Танцевала он красиво и зажигательно, да. Полностью отдаваясь во власть музыки, переставая замечать кого-либо вокруг. Это было красиво, невероятно, возбуждающе.
Вот только…
— Ничего личного, Осман, — сидящий за последним столиком шатен, не выдержав представшего перед ним зрелища, наклонившись, с силой сжал пальцами переносицу. — Твои ученицы, как всегда, выше всяких похвал.
— Но? — иронично вскинув брови, поинтересовался турок с заметным любопытством в голосе.
— Но, — хмыкнув, добавил шатен, бросив презрительный, уставший взгляд на сцену, аккурат в тот момент, когда роскошные разноцветные кудри, извиваясь в бесстыжем танце, хлестнули по изящному изгибу спины — На рыжих с недавних пор у меня аллергия.
Глава 1
Я думала, что разучилась танцевать.
Думала, что потеряла свои крылья.
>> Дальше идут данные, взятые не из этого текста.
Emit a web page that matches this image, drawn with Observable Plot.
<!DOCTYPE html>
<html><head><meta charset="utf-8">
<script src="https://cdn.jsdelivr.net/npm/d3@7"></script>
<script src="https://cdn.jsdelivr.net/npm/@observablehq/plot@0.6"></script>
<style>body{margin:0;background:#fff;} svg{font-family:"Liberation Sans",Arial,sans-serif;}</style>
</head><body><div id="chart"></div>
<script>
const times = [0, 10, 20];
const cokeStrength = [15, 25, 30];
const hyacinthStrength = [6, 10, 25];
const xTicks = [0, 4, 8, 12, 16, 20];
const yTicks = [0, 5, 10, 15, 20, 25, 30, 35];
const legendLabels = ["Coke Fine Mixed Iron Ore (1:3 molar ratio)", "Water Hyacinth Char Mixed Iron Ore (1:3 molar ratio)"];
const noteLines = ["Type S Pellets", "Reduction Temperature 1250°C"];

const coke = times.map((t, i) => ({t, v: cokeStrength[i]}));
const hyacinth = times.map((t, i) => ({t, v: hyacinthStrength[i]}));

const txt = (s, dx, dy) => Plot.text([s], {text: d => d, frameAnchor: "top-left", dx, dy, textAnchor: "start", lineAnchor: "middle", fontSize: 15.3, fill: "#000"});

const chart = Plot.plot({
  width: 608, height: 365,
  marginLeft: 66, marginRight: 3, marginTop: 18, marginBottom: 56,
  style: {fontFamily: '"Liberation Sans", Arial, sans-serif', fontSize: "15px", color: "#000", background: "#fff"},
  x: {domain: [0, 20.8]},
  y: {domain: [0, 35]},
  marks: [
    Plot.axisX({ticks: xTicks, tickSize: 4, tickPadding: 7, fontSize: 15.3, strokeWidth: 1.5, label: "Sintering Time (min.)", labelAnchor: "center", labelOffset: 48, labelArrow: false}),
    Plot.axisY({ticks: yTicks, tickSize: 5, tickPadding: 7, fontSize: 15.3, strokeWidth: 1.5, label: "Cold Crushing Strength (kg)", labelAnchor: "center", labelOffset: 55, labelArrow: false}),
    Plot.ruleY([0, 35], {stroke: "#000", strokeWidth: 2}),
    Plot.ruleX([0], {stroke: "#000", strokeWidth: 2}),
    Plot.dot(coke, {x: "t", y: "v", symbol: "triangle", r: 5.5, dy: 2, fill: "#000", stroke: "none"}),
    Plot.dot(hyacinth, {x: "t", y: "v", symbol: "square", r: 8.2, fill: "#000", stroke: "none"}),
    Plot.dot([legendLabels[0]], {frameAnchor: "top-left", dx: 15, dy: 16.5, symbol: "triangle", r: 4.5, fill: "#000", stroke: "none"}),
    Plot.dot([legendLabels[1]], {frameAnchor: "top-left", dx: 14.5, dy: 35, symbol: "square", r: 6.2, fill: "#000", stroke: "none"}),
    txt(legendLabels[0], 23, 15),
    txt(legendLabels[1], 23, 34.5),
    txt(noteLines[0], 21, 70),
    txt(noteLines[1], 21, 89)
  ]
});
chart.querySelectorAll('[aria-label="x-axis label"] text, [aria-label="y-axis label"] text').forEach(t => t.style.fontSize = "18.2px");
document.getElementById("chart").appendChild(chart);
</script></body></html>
Разучилась, забыла… Забила. Не хотела, не могла, не пыталась…
Ни-фи-га!
С первых нот, с первых битов, с первых щелчков пальцев тело пришло в движение само собой!
А дальше… а дальше это было уже не остановить. Всё это: музыку, льющеюся вместо крови по венам, тело, раскованно и привычно уходящее в отрыв… И мозг, как всегда сваливший в неизвестность, тактично сделав ручкой на прощанье.
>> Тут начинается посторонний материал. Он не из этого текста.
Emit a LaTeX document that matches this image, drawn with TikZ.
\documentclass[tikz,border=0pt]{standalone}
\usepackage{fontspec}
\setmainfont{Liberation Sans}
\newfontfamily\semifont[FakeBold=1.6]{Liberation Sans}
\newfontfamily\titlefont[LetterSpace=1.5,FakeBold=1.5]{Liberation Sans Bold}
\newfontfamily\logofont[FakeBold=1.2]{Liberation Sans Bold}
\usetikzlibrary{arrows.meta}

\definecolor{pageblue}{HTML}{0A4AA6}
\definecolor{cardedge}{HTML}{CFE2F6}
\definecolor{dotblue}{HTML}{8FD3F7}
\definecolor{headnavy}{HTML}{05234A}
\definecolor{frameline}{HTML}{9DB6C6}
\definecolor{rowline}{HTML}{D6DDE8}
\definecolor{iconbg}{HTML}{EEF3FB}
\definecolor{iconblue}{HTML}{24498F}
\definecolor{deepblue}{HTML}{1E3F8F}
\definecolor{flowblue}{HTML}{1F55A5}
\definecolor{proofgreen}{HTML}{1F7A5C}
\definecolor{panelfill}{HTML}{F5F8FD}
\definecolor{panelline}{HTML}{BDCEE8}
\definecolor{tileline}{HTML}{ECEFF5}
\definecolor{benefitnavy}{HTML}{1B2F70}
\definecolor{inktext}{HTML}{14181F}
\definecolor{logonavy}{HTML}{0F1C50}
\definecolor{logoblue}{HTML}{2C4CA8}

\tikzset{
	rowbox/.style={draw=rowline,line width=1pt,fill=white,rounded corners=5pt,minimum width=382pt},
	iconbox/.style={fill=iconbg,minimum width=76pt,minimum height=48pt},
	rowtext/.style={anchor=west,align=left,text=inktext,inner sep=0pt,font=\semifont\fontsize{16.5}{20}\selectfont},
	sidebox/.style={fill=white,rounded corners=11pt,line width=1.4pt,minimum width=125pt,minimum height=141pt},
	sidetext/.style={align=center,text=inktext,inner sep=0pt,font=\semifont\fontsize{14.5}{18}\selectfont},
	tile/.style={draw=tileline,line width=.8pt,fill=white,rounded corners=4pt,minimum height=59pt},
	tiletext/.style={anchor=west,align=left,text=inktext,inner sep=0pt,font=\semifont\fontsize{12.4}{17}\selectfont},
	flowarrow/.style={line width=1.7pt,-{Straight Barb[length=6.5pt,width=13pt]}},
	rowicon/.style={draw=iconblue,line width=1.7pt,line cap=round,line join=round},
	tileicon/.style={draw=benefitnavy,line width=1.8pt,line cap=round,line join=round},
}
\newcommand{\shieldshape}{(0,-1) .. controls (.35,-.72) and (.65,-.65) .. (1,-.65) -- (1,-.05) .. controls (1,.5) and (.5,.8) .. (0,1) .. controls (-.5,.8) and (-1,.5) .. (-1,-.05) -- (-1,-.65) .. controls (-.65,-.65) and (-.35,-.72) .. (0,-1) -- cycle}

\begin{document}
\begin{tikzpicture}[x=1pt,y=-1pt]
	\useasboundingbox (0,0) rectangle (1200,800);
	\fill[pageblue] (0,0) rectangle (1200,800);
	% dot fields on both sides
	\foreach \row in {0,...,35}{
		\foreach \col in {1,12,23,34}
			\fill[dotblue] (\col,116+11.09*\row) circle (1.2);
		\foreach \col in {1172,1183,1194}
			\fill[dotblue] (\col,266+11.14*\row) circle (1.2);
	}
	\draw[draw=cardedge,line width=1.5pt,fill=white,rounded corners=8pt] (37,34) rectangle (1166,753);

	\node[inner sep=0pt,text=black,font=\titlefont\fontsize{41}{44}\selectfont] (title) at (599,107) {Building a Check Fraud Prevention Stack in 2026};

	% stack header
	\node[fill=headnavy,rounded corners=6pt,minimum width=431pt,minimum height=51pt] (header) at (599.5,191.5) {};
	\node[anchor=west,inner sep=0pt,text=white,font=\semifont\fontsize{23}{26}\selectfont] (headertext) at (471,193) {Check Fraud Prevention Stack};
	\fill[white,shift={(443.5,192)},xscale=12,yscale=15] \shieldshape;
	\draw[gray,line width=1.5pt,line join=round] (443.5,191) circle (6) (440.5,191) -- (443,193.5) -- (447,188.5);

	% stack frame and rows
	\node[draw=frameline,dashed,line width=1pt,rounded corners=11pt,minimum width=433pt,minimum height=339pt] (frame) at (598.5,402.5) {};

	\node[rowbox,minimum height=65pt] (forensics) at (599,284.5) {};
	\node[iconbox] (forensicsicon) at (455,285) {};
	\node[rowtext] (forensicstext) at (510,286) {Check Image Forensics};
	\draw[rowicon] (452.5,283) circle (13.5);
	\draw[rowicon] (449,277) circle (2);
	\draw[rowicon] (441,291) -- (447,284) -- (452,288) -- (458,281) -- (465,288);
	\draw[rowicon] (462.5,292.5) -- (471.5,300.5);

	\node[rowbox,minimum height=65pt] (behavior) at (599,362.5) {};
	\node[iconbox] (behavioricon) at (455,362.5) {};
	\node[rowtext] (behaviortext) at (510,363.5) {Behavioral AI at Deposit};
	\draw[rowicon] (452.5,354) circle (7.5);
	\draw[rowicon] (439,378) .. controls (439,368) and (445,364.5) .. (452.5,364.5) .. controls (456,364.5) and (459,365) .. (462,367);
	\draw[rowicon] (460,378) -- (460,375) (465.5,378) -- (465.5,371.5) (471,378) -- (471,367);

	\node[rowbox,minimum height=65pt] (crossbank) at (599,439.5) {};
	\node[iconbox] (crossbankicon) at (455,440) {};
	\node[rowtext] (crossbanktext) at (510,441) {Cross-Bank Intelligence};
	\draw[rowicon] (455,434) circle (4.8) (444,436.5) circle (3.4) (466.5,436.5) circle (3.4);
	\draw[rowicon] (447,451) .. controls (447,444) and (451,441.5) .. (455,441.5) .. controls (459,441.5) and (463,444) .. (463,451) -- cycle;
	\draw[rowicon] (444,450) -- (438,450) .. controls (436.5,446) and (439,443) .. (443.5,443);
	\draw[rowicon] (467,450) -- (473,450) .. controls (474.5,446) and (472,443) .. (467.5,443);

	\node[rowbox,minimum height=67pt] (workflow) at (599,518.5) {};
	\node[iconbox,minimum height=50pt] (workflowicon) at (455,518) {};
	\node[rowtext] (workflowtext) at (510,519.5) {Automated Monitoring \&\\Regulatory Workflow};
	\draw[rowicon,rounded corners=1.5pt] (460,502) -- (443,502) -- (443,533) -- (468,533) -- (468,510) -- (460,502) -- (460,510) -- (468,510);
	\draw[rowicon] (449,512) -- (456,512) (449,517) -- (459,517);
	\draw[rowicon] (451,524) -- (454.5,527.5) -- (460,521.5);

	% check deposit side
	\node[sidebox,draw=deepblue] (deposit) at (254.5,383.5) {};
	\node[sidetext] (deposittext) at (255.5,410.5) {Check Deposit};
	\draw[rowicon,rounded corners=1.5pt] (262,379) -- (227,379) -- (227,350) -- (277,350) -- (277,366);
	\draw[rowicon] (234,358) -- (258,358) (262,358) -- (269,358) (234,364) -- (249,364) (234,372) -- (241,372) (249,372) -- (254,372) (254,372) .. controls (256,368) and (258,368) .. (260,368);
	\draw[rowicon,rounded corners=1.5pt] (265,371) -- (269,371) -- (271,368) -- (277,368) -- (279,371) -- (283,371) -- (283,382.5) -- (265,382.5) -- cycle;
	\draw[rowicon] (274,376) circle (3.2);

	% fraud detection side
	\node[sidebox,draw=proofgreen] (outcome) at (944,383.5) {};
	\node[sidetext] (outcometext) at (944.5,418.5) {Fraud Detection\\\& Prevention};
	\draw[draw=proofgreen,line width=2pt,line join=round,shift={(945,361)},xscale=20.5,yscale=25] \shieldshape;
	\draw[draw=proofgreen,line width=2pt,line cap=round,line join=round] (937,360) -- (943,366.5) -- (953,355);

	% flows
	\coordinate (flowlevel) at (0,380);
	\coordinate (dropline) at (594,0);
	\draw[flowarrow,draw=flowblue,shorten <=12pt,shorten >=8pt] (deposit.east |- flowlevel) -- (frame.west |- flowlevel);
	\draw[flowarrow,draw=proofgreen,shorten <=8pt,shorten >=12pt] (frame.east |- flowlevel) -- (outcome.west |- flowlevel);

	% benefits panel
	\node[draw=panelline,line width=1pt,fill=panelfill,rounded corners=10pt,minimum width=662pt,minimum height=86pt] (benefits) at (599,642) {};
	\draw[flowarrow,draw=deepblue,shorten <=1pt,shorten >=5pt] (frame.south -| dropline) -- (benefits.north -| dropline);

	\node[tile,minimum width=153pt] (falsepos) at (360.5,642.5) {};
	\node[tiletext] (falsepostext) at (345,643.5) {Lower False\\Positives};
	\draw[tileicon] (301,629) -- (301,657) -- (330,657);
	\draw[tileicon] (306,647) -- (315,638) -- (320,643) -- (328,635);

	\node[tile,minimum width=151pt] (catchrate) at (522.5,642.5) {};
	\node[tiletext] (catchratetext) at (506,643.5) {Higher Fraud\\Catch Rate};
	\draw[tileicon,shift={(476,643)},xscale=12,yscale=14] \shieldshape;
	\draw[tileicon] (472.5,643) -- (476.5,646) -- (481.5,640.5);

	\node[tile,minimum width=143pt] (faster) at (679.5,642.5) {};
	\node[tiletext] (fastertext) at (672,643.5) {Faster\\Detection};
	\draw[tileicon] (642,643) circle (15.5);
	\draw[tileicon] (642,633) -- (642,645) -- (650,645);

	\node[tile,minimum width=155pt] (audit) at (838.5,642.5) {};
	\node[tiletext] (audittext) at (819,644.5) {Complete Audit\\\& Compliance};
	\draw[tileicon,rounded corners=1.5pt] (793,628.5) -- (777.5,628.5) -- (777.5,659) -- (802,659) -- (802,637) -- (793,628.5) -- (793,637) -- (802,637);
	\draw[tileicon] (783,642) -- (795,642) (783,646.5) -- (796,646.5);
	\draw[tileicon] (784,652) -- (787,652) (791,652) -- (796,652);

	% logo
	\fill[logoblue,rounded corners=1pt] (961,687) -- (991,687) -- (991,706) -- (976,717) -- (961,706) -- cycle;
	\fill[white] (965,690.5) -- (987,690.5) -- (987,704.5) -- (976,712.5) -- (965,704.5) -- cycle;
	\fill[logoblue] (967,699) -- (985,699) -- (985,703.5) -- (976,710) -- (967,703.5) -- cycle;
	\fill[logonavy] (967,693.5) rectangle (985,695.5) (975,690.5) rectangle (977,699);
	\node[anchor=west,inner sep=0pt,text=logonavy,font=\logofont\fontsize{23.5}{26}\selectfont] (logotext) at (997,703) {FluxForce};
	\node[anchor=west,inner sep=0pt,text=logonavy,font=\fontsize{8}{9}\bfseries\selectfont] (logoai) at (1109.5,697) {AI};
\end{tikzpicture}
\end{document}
Я знала — этот гаденыш еще обязательно вернется, и особо не беспокоилась. Всегда возвращался, засранец, под одобрительные вопли, аплодисменты, свист и улюлюканье. Довольный такой, сытый, чуть ли не урчащий от удовольствия, будто это его возвращению аплодировали, а не нашим танцам!
Я в шутку ворчала и называла это раздвоением личности и разделением сущности — но мне всё равно нравилось. Как и осознание: как только перестану танцевать, я перестану жить.
Переломайте мне ноги, и я стану хуже последнего наркомана, загибающегося без желанной дозы!
Да что там говорить: вон, девчонки мои абсолютно такие же, раскрасневшиеся, запыхавшиеся, но счастливые… Еще и подмигнули коварно, подбивая на очередную авантюру. Соглашаться, конечно, не хотелось, все-таки перерыв был длительный. Тело и так протестующее ныло в духе «хозяйка, ну ты чего? Стары мы уже для таких приколов!».
Ныло. И при этом вслед за бандой решительно сигануло со столов коротким сальто!